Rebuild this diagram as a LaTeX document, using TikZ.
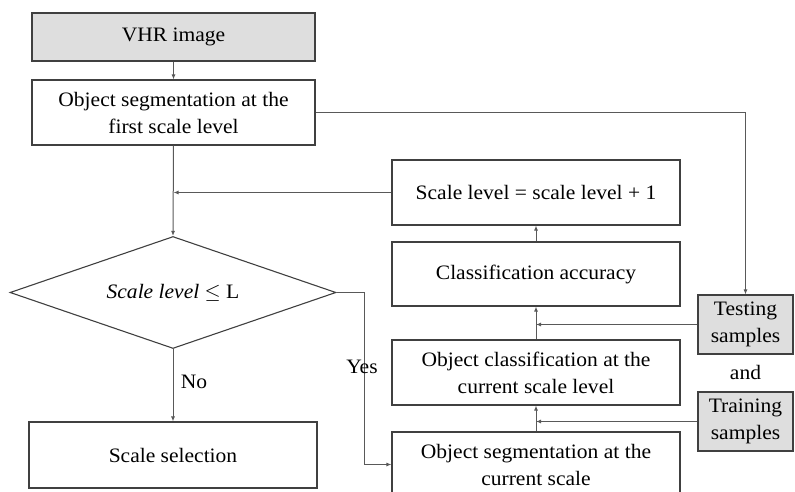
\documentclass[tikz,border=0pt]{standalone}
\usepackage{fontspec}
\setmainfont[FakeStretch=1.05]{Liberation Serif}
\usetikzlibrary{shapes.geometric,arrows.meta}
\begin{document}
\begin{tikzpicture}[x=1pt,y=-1pt,
  box/.style={draw=black!75,line width=1.1pt,minimum width=#1,inner sep=0pt,align=center,font=\fontsize{20.5}{27}\selectfont},
  box/.default=283pt,
  gbox/.style={box=95pt,fill=black!13},
  conn/.style={draw=black!65,line width=1pt},
  arr/.style={conn,-{Latex[length=5pt,width=4pt]}},
  lbl/.style={font=\fontsize{20.5}{24}\selectfont,inner sep=0pt}]
\useasboundingbox (0,0) rectangle (795,492);
\node[box,gbox,minimum width=283pt,minimum height=48pt] (vhr) at (173.5,37) {VHR image};
\node[box,minimum height=65pt] (seg1) at (173.5,112.5) {Object segmentation at the\\first scale level};
\node[box=288pt,minimum height=65pt] (inc) at (536,192.5) {Scale level = scale level + 1};
\node[box=288pt,minimum height=64pt] (acc) at (536,274) {Classification accuracy};
\node[box=288pt,minimum height=65pt] (cls) at (536,372.5) {Object classification at the\\current scale level};
\node[box=288pt,minimum height=65pt] (segc) at (536,464.5) {Object segmentation at the\\current scale};
\node[gbox,minimum height=59pt] (test) at (745.5,324.5) {Testing\\samples};
\node[gbox,minimum height=59pt] (train) at (745.5,421.5) {Training\\samples};
\node[lbl] (and) at (745.5,372) {and};
\node[diamond,draw=black!75,line width=1.1pt,minimum width=326pt,minimum height=112pt,aspect=2.9,inner sep=0pt,font=\fontsize{20.5}{24}\selectfont] (dia) at (173,292.5) {\textit{Scale level} $\leq$ L};
\node[box=288pt,minimum height=66pt] (sel) at (173,455) {Scale selection};
\coordinate (yc) at (364,292.5);
\draw[arr] (vhr) -- (seg1);
\draw[arr] (seg1.east) -| (test.north);
\draw[arr] (seg1.south) -- (dia.north);
\draw[arr] (inc.west) -- (inc.west -| seg1.south);
\draw[arr] (acc) -- (inc);
\draw[arr] (cls) -- (acc);
\draw[arr] (segc) -- (cls);
\draw[arr] (test.west) -- (test.west -| cls.north);
\draw[arr] (train.west) -- (train.west -| segc.north);
\draw[arr] (dia.east) -- (yc) |- (segc.west);
\draw[arr] (dia.south) -- (sel.north);
\node[lbl] (yes) at (362,367) {Yes};
\node[lbl] (no) at (194,382) {No};
\end{tikzpicture}
\end{document}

■ ■ ■

**What you have to do:**
Print each line of the material above exactly, with the pictures removed from your copy.

**Result of this task:**
Rebuild this diagram as a LaTeX document, using TikZ.
\documentclass[tikz,border=0pt]{standalone}
\usepackage{fontspec}
\setmainfont[FakeStretch=1.05]{Liberation Serif}
\usetikzlibrary{shapes.geometric,arrows.meta}
\begin{document}
\begin{tikzpicture}[x=1pt,y=-1pt,
  box/.style={draw=black!75,line width=1.1pt,minimum width=#1,inner sep=0pt,align=center,font=\fontsize{20.5}{27}\selectfont},
  box/.default=283pt,
  gbox/.style={box=95pt,fill=black!13},
  conn/.style={draw=black!65,line width=1pt},
  arr/.style={conn,-{Latex[length=5pt,width=4pt]}},
  lbl/.style={font=\fontsize{20.5}{24}\selectfont,inner sep=0pt}]
\useasboundingbox (0,0) rectangle (795,492);
\node[box,gbox,minimum width=283pt,minimum height=48pt] (vhr) at (173.5,37) {VHR image};
\node[box,minimum height=65pt] (seg1) at (173.5,112.5) {Object segmentation at the\\first scale level};
\node[box=288pt,minimum height=65pt] (inc) at (536,192.5) {Scale level = scale level + 1};
\node[box=288pt,minimum height=64pt] (acc) at (536,274) {Classification accuracy};
\node[box=288pt,minimum height=65pt] (cls) at (536,372.5) {Object classification at the\\current scale level};
\node[box=288pt,minimum height=65pt] (segc) at (536,464.5) {Object segmentation at the\\current scale};
\node[gbox,minimum height=59pt] (test) at (745.5,324.5) {Testing\\samples};
\node[gbox,minimum height=59pt] (train) at (745.5,421.5) {Training\\samples};
\node[lbl] (and) at (745.5,372) {and};
\node[diamond,draw=black!75,line width=1.1pt,minimum width=326pt,minimum height=112pt,aspect=2.9,inner sep=0pt,font=\fontsize{20.5}{24}\selectfont] (dia) at (173,292.5) {\textit{Scale level} $\leq$ L};
\node[box=288pt,minimum height=66pt] (sel) at (173,455) {Scale selection};
\coordinate (yc) at (364,292.5);
\draw[arr] (vhr) -- (seg1);
\draw[arr] (seg1.east) -| (test.north);
\draw[arr] (seg1.south) -- (dia.north);
\draw[arr] (inc.west) -- (inc.west -| seg1.south);
\draw[arr] (acc) -- (inc);
\draw[arr] (cls) -- (acc);
\draw[arr] (segc) -- (cls);
\draw[arr] (test.west) -- (test.west -| cls.north);
\draw[arr] (train.west) -- (train.west -| segc.north);
\draw[arr] (dia.east) -- (yc) |- (segc.west);
\draw[arr] (dia.south) -- (sel.north);
\node[lbl] (yes) at (362,367) {Yes};
\node[lbl] (no) at (194,382) {No};
\end{tikzpicture}
\end{document}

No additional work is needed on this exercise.